— BEGIN Given information —

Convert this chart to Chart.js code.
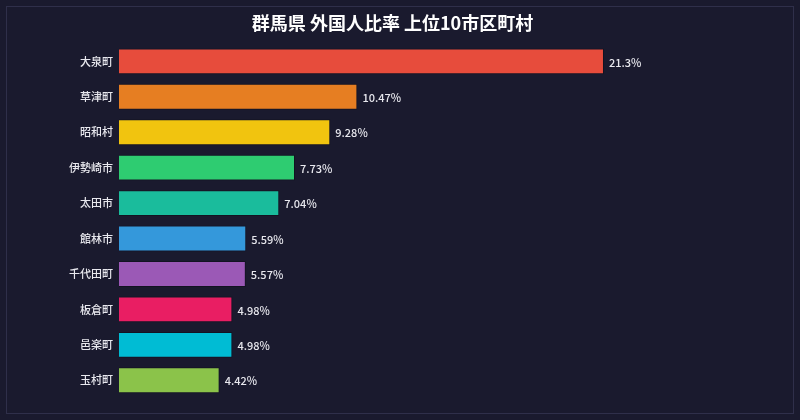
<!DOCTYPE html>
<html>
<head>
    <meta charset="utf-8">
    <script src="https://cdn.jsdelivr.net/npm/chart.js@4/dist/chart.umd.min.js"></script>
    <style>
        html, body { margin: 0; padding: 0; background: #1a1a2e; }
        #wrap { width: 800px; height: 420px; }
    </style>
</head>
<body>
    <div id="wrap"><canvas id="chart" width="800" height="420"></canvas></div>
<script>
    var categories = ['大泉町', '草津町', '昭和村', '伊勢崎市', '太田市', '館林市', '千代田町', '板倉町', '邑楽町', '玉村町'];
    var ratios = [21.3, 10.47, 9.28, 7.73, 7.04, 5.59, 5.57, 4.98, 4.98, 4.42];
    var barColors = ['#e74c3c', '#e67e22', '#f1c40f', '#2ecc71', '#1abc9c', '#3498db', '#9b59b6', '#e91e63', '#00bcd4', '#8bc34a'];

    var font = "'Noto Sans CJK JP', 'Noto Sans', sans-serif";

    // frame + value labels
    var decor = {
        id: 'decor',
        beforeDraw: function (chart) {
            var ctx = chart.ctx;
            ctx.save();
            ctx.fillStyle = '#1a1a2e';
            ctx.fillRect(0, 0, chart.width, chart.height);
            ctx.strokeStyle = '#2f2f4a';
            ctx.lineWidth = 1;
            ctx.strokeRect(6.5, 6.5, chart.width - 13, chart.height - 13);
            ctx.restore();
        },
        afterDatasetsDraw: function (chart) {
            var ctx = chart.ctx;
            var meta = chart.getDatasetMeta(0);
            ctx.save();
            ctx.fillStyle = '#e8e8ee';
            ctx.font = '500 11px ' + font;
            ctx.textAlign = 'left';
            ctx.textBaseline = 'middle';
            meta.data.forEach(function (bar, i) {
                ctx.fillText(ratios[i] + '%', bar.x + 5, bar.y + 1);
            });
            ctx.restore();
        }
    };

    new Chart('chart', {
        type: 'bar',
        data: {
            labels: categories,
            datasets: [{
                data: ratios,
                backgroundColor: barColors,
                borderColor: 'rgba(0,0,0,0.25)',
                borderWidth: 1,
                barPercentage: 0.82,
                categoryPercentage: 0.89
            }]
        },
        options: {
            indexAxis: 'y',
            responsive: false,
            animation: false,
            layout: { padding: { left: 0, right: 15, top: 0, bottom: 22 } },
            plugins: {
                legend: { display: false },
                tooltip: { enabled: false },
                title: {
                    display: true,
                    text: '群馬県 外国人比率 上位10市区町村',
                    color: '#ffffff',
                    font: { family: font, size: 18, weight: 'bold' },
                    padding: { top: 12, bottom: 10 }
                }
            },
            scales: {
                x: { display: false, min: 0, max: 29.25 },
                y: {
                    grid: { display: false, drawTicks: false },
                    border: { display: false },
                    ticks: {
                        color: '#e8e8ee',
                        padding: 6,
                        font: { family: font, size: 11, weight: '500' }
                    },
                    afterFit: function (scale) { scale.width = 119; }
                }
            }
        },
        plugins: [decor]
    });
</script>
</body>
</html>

— END Given information —

◆ What is needed ◆
Except for the pictures, copy the material above exactly.

◆ Solution for this problem ◆
Convert this chart to Chart.js code.
<!DOCTYPE html>
<html>
<head>
    <meta charset="utf-8">
    <script src="https://cdn.jsdelivr.net/npm/chart.js@4/dist/chart.umd.min.js"></script>
    <style>
        html, body { margin: 0; padding: 0; background: #1a1a2e; }
        #wrap { width: 800px; height: 420px; }
    </style>
</head>
<body>
    <div id="wrap"><canvas id="chart" width="800" height="420"></canvas></div>
<script>
    var categories = ['大泉町', '草津町', '昭和村', '伊勢崎市', '太田市', '館林市', '千代田町', '板倉町', '邑楽町', '玉村町'];
    var ratios = [21.3, 10.47, 9.28, 7.73, 7.04, 5.59, 5.57, 4.98, 4.98, 4.42];
    var barColors = ['#e74c3c', '#e67e22', '#f1c40f', '#2ecc71', '#1abc9c', '#3498db', '#9b59b6', '#e91e63', '#00bcd4', '#8bc34a'];

    var font = "'Noto Sans CJK JP', 'Noto Sans', sans-serif";

    // frame + value labels
    var decor = {
        id: 'decor',
        beforeDraw: function (chart) {
            var ctx = chart.ctx;
            ctx.save();
            ctx.fillStyle = '#1a1a2e';
            ctx.fillRect(0, 0, chart.width, chart.height);
            ctx.strokeStyle = '#2f2f4a';
            ctx.lineWidth = 1;
            ctx.strokeRect(6.5, 6.5, chart.width - 13, chart.height - 13);
            ctx.restore();
        },
        afterDatasetsDraw: function (chart) {
            var ctx = chart.ctx;
            var meta = chart.getDatasetMeta(0);
            ctx.save();
            ctx.fillStyle = '#e8e8ee';
            ctx.font = '500 11px ' + font;
            ctx.textAlign = 'left';
            ctx.textBaseline = 'middle';
            meta.data.forEach(function (bar, i) {
                ctx.fillText(ratios[i] + '%', bar.x + 5, bar.y + 1);
            });
            ctx.restore();
        }
    };

    new Chart('chart', {
        type: 'bar',
        data: {
            labels: categories,
            datasets: [{
                data: ratios,
                backgroundColor: barColors,
                borderColor: 'rgba(0,0,0,0.25)',
                borderWidth: 1,
                barPercentage: 0.82,
                categoryPercentage: 0.89
            }]
        },
        options: {
            indexAxis: 'y',
            responsive: false,
            animation: false,
            layout: { padding: { left: 0, right: 15, top: 0, bottom: 22 } },
            plugins: {
                legend: { display: false },
                tooltip: { enabled: false },
                title: {
                    display: true,
                    text: '群馬県 外国人比率 上位10市区町村',
                    color: '#ffffff',
                    font: { family: font, size: 18, weight: 'bold' },
                    padding: { top: 12, bottom: 10 }
                }
            },
            scales: {
                x: { display: false, min: 0, max: 29.25 },
                y: {
                    grid: { display: false, drawTicks: false },
                    border: { display: false },
                    ticks: {
                        color: '#e8e8ee',
                        padding: 6,
                        font: { family: font, size: 11, weight: '500' }
                    },
                    afterFit: function (scale) { scale.width = 119; }
                }
            }
        },
        plugins: [decor]
    });
</script>
</body>
</html>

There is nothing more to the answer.